Philosophers from as far back in history as the Greeks of the 5th century BC have thought about the nature of light. In the 1600s, scientists began to argue over whether light is made of particles or waves. In the 1860s, British physicist James Clerk Maxwell discovered electromagnetic waves, waves of electromagnetic energy that travel at the speed of light. He determined that light is made of these waves, and his theory seemed to settle the wave versus particle issue. His conclusion that light is made of waves is still valid. However, in 1900 German physicist Max Planck renewed the argument that light could also act like particles, and these particles became known as photons. He developed the idea of photons to explain why substances, when heated to higher and higher temperatures, would glow with light of different colors. The wave theory could not explain why the colors changed with temperature changes.

Most scientists did not pay attention to Planck's theory until 1905, when German-born American physicist Albert Einstein used the idea of photons to explain an interaction he had studied called the photoelectric effect. In this interaction, light shining on the surface of a metal causes the metal to emit electrons. Electrons escape the metal by absorbing energy from the light. Einstein showed that light behaves as particles in this situation. If the light behaved like waves, each electron could absorb many light waves and gain more and more energy. He found, however, that a more intense beam of light, with more light waves, did not give each electron more energy. Instead, more light caused the metal to release more electrons, each of which had the same amount of energy. Each electron had to be absorbing a small piece of the light beam, or a particle of light, and all these pieces had the same amount of energy. A beam of light with a higher frequency contained pieces of light with more energy, so when electrons absorbed these particles, they too had more energy. This could only be explained using the photon view of radiation, in which each electron absorbs a single photon and gains enough energy to escape the metal.

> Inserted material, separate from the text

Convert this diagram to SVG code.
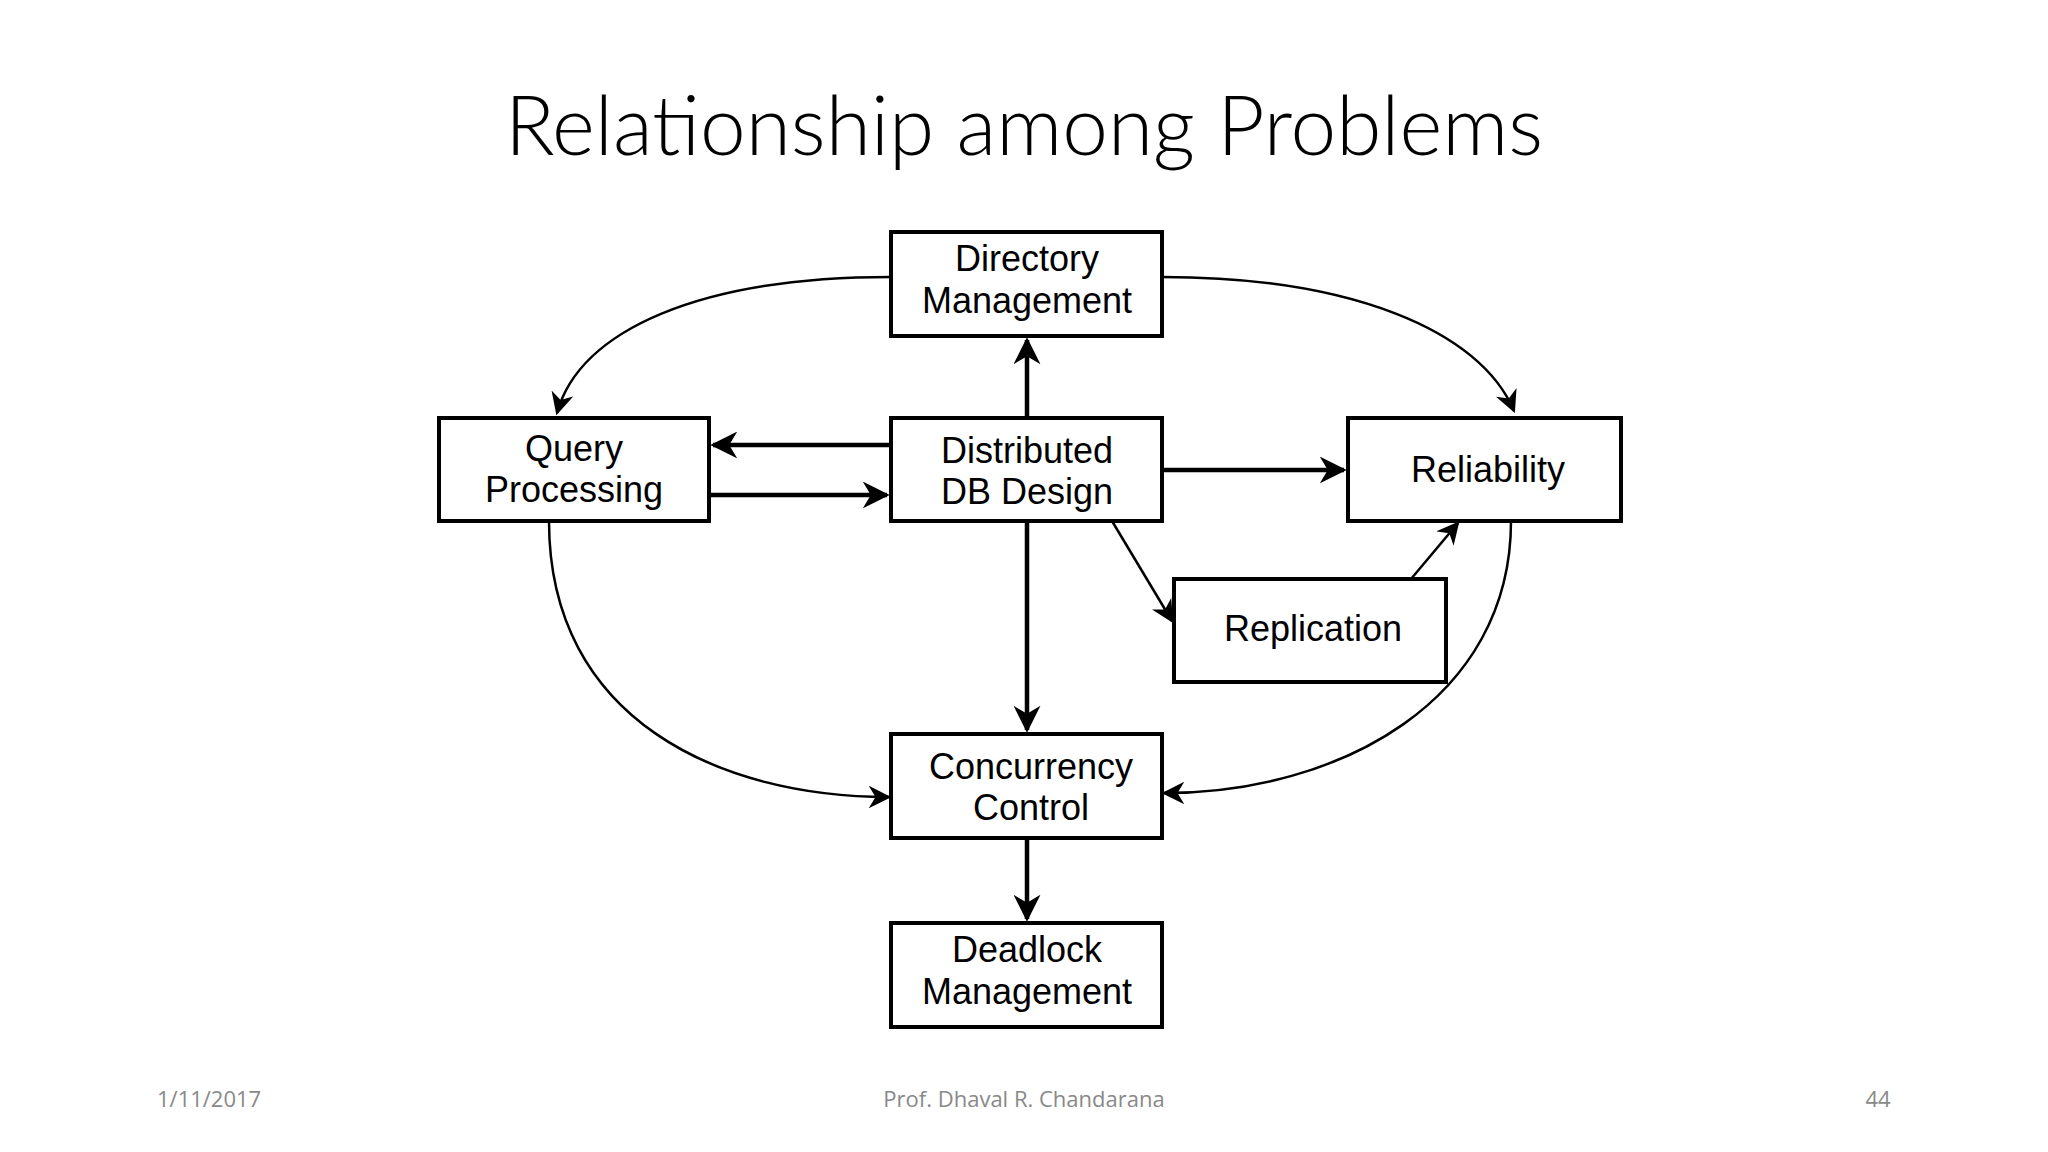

Today scientists believe that light behaves both as a wave and as a particle. Scientists detect photons as discrete particles, and photons interact with matter as particles. However, light travels in the form of waves. Some experiments reveal the wave properties of light; for example, in diffraction, light spreads out from a small opening in waves, much like waves of water would behave. Other experiments, such as Einstein's study of the photoelectric effect, reveal light's particle properties.